(Lisbon) Tens of thousands of people took to the streets of Lisbon on Thursday to commemorate the fiftieth anniversary of the Carnation Revolution, a bloodless coup led by young officers to end 48 years of dictatorship and 13 years of colonial wars in Africa.
The culmination of hundreds of initiatives spread over several weeks, the traditional popular parade along Liberty Avenue brought together a huge crowd in the afternoon.
“April 25, always! Fascism, never again,” shouted the demonstrators, red carnations in their hands or in their buttonholes.
“It’s a great pleasure to be here,” testified Helena Pereira, who was 16 at the time of the events, 50 years ago. “I experienced it intensely and I will remember it all my life. […] Until that day, life was very, very hard,” added this retired storekeeper.
A 28-year-old student, Tiago Farinha, marched for the first time on an anniversary of the advent of democracy, “because of the current political context”, marked by the rise in power of the far right in the legislative elections of last month.
He holds up a poster which reads: “God, country, family, my ass! “. “It is a cry of revolt, because we have more and more populist forces who support this type of slogan,” he explains, referring to the maxim of dictator Antonio Salazar.
“A toxic subject”
Thursday began with a military ceremony in a large square in the center of Lisbon, on the edge of the Tagus estuary, in which military vehicles from the period restored for the occasion took part.
It will end with an event bringing together the Portuguese president, the conservative Marcelo Rebelo de Sousa, and his counterparts from African countries that became independent after the advent of democracy: Angola, Mozambique, Guinea-Bissau, Cape Verde and São Tomé and Príncipe.
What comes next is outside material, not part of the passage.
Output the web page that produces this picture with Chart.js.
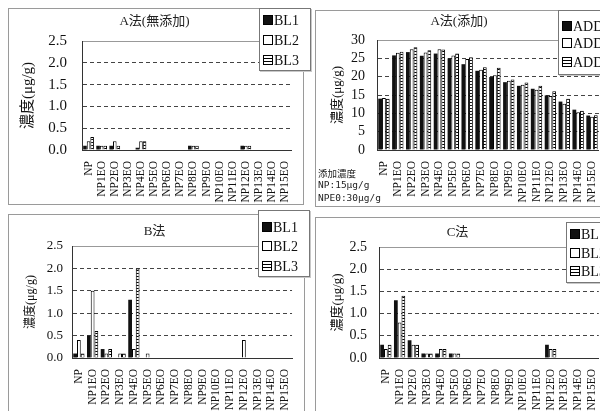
<!DOCTYPE html>
<html>
<head>
<meta charset="utf-8">
<script src="https://cdn.jsdelivr.net/npm/chart.js@4.4.0/dist/chart.umd.min.js"></script>
<style>
  body { margin: 0; width: 600px; height: 411px; overflow: hidden; background: #fff; position: relative;
         font-family: "Liberation Serif", "Noto Sans CJK JP", serif; color: #111; }
  .frame { position: absolute; border: 1px solid #9a9a9a; }
  canvas { position: absolute; }
  .legend { position: absolute; background: #fff; border: 1px solid #777; box-shadow: 1px 1px 0 #c8c8c8; font-size: 14px; }
  .legend div { position: absolute; left: 3px; height: 16px; line-height: 16px; white-space: nowrap; }
  .sw { display: inline-block; width: 8px; height: 8px; border: 1px solid #000; margin-right: 1px; vertical-align: 0; }
  .s1 { background: #111; }
  .s2 { background: #fff; }
  .s3 { background: repeating-linear-gradient(to bottom, #fff 0 2px, #000 2px 3px); }
  .note { position: absolute; left: 318px; font-family: "DejaVu Sans Mono", "Noto Sans CJK JP", monospace; font-size: 9.5px; color: #222; white-space: nowrap; }
</style>
</head>
<body>
<div class="frame" style="left:8px;top:8px;width:294px;height:195px"></div>
<div class="frame" style="left:315px;top:10px;width:300px;height:195px"></div>
<div class="frame" style="left:8px;top:214px;width:295px;height:210px"></div>
<div class="frame" style="left:315px;top:217px;width:300px;height:210px"></div>

<canvas id="cA0" width="294" height="197" style="left:8px;top:8px"></canvas>
<canvas id="cA1" width="294" height="196" style="left:315px;top:10px"></canvas>
<canvas id="cB" width="294" height="197" style="left:8px;top:214px"></canvas>
<canvas id="cC" width="294" height="194" style="left:315px;top:217px"></canvas>

<div class="note" style="top:166px">添加濃度</div>
<div class="note" style="top:179px">NP:15μg/g</div>
<div class="note" style="top:192px">NPE0:30μg/g</div>

<div id="lgA0" class="legend" style="left:259px;top:8px;width:50px;height:61px"></div>
<div id="lgA1" class="legend" style="left:558px;top:10px;width:60px;height:63px"></div>
<div id="lgB" class="legend" style="left:258px;top:210px;width:50px;height:65px"></div>
<div id="lgC" class="legend" style="left:566px;top:222px;width:50px;height:59px"></div>

<script>
const categories = ['NP', 'NP1EO', 'NP2EO', 'NP3EO', 'NP4EO', 'NP5EO', 'NP6EO', 'NP7EO',
  'NP8EO', 'NP9EO', 'NP10EO', 'NP11EO', 'NP12EO', 'NP13EO', 'NP14EO', 'NP15EO'];
const blNames = ['BL1', 'BL2', 'BL3'];
const addNames = ['ADD1', 'ADD2', 'ADD3'];

// A法（無添加）
const aBlank1 = [0.1, 0.1, 0.1, 0, 0.05, 0, 0, 0, 0.1, 0, 0, 0, 0.1, 0, 0, 0];
const aBlank2 = [0.2, 0.1, 0.2, 0, 0.2, 0, 0, 0, 0.1, 0, 0, 0, 0.1, 0, 0, 0];
const aBlank3 = [0.3, 0.1, 0.1, 0, 0.2, 0, 0, 0, 0.1, 0, 0, 0, 0.1, 0, 0, 0];
// A法（添加）
const aAdd1 = [14.0, 25.8, 26.7, 25.7, 26.3, 25.0, 23.4, 21.6, 19.9, 18.5, 17.5, 16.7, 14.9, 13.2, 11.0, 9.4];
const aAdd2 = [14.2, 26.5, 27.5, 26.6, 27.5, 25.8, 24.8, 21.9, 20.4, 18.9, 17.8, 16.4, 14.7, 12.6, 10.3, 9.1];
const aAdd3 = [14.0, 26.8, 28.0, 27.2, 27.4, 26.3, 25.3, 22.6, 22.4, 19.2, 18.4, 17.5, 16.0, 14.0, 10.7, 9.5];
// B法
const b1 = [0.1, 0.5, 0.2, 0, 1.3, 0, 0, 0, 0, 0, 0, 0, 0, 0, 0, 0];
const b2 = [0.4, 1.5, 0.1, 0.1, 0.2, 0.1, 0, 0, 0, 0, 0, 0, 0.4, 0, 0, 0];
const b3 = [0.1, 0.6, 0.2, 0.1, 2.0, 0, 0, 0, 0, 0, 0, 0, 0, 0, 0, 0];
// C法
const c1 = [0.3, 1.3, 0.4, 0.1, 0.1, 0.1, 0, 0, 0, 0, 0, 0, 0.3, 0, 0, 0];
const c2 = [0.2, 0.8, 0.3, 0.1, 0.2, 0.1, 0, 0, 0, 0, 0, 0, 0.2, 0, 0, 0];
const c3 = [0.3, 1.4, 0.3, 0.1, 0.2, 0.1, 0, 0, 0, 0, 0, 0, 0.2, 0, 0, 0];

Chart.defaults.font.family = '"Liberation Serif", "Noto Sans CJK JP", serif';
Chart.defaults.color = '#111';

// striped fill for the third series
const pc = document.createElement('canvas');
pc.width = 4; pc.height = 3;
const pctx = pc.getContext('2d');
pctx.fillStyle = '#fff'; pctx.fillRect(0, 0, 4, 3);
pctx.fillStyle = '#000'; pctx.fillRect(0, 2, 4, 1);
const stripes = pctx.createPattern(pc, 'repeat');

const styles = [
  { backgroundColor: '#111', borderColor: '#111', borderWidth: 0 },
  { backgroundColor: '#fff', borderColor: '#000', borderWidth: 1 },
  { backgroundColor: stripes, borderColor: '#000', borderWidth: 1 }
];

function makeChart(id, c) {
  new Chart(document.getElementById(id), {
    type: 'bar',
    data: {
      labels: categories,
      datasets: c.series.map((v, i) => Object.assign({ label: c.names[i], data: v }, styles[i]))
    },
    options: {
      responsive: false,
      animation: false,
      datasets: { bar: { barPercentage: 1, categoryPercentage: 0.82 } },
      layout: { padding: { left: 0, right: c.padRight, top: 0, bottom: 0 } },
      plugins: {
        legend: { display: false },
        tooltip: { enabled: false },
        title: {
          display: true, text: c.title, color: '#222',
          font: { size: 13, weight: 'normal' },
          padding: { top: c.tTop, bottom: c.tBottom }
        }
      },
      scales: {
        x: {
          grid: { display: false },
          border: { color: '#333', width: 1 },
          ticks: { minRotation: 90, maxRotation: 90, autoSkip: false, padding: 3, font: { size: 11.5 } },
          afterFit: s => { s.height = c.xH; }
        },
        y: {
          min: 0, max: c.max,
          ticks: { stepSize: c.step, autoSkip: false, padding: c.tickPad, font: { size: c.tickSize }, callback: c.fmt },
          grid: { drawTicks: false, color: t => (t.tick && t.tick.value === c.max) ? '#999' : '#444' },
          border: { color: '#333', width: 1,
            dash: t => (t.tick && t.tick.value > 0 && t.tick.value < c.max) ? [4, 3] : [] },
          title: { display: true, text: '濃度(μg/g)', font: { size: c.ySize }, padding: { top: c.yPad, bottom: 0 } },
          afterFit: s => { s.width = c.yW; }
        }
      }
    }
  });
}

function makeLegend(id, names, rows) {
  const el = document.getElementById(id);
  names.forEach((n, i) => {
    const d = document.createElement('div');
    d.style.top = rows[i] + 'px';
    d.innerHTML = '<span class="sw s' + (i + 1) + '"></span>' + n;
    el.appendChild(d);
  });
}

const fmt1 = v => v.toFixed(1);
const fmt0 = v => String(v);

makeChart('cA0', { title: 'A法(無添加)', names: blNames, series: [aBlank1, aBlank2, aBlank3],
  max: 2.5, step: 0.5, fmt: fmt1, padRight: 1, tTop: 6, tBottom: 11.4, xH: 55,
  yW: 74, tickPad: 15, tickSize: 15, ySize: 15, yPad: 11 });
makeChart('cA1', { title: 'A法(添加)', names: addNames, series: [aAdd1, aAdd2, aAdd3],
  max: 30, step: 5, fmt: fmt0, padRight: 6, tTop: 4.2, tBottom: 10.2, xH: 56,
  yW: 62, tickPad: 12, tickSize: 14, ySize: 13, yPad: 15 });
makeChart('cB', { title: 'B法', names: blNames, series: [b1, b2, b3],
  max: 2.5, step: 0.5, fmt: fmt1, padRight: 1, tTop: 10.2, tBottom: 6.2, xH: 53,
  yW: 64, tickPad: 9, tickSize: 13, ySize: 12, yPad: 16 });
makeChart('cC', { title: 'C法', names: blNames, series: [c1, c2, c3],
  max: 2.5, step: 0.5, fmt: fmt1, padRight: 9, tTop: 8.2, tBottom: 6.2, xH: 53,
  yW: 64, tickPad: 12, tickSize: 14, ySize: 13, yPad: 15 });

makeLegend('lgA0', blNames, [4, 24, 44]);
makeLegend('lgA1', addNames, [8, 25, 44]);
makeLegend('lgB', blNames, [9, 28, 48]);
makeLegend('lgC', blNames, [4, 23, 41]);
</script>
</body>
</html>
Mr. Rebelo de Sousa, however, created a surprise ahead of this commemoration, by raising the question of possible colonial reparations.
“We are responsible for what we did there. […] We have to pay the costs,” he said Tuesday evening during an informal meeting with the foreign press in Lisbon.
This position immediately encountered opposition from the new moderate right-wing government. “It’s a toxic subject” and “inappropriate,” said a government source cited by the weekly Expresso.
During the “solemn session” organized Thursday morning in Parliament, the president no longer mentioned his suggestion, ignored by the left and criticized by the right.
Far-right leader André Ventura was the most virulent, accusing Mr. Rebelo de Sousa of having “betrayed the Portuguese”. “Pay what? Pay to whom? […] I am proud of the history of this country,” he said.
“A peaceful revolution”
In the elections of March 10, his “Chega” (“Enough”) party clearly strengthened its rank as the third political force in the country with 18% of the votes.
According to a survey published last week, half of those questioned believed that the authoritarian regime toppled in 1974 had more negative aspects than positive ones, but a fifth said the opposite.
In any case, 65% considered that the revolution of April 25 was the most important event in the history of Portugal, far ahead of the accession in 1986 to what was to become the European Union.
“The main motivation was to resolve the problem of the colonial war,” recalled retired colonel Vasco Lourenço, president of the April 25 Association, heir to the “captains’ movement” which organized the uprising.
The Carnation Revolution was so named because the population, who immediately sided with the putschists, distributed these spring flowers to certain soldiers who planted them in the barrel of their rifles.
“It will be above all the images taken that day which will transform the red carnation into a symbol of the April 25 Revolution which will end up giving a romantic, poetic vision to an act which had a lot of heroism, even if this revolution was particularly peaceful,” explains historian Maria Inacia Rezola, responsible for the vast commemoration program.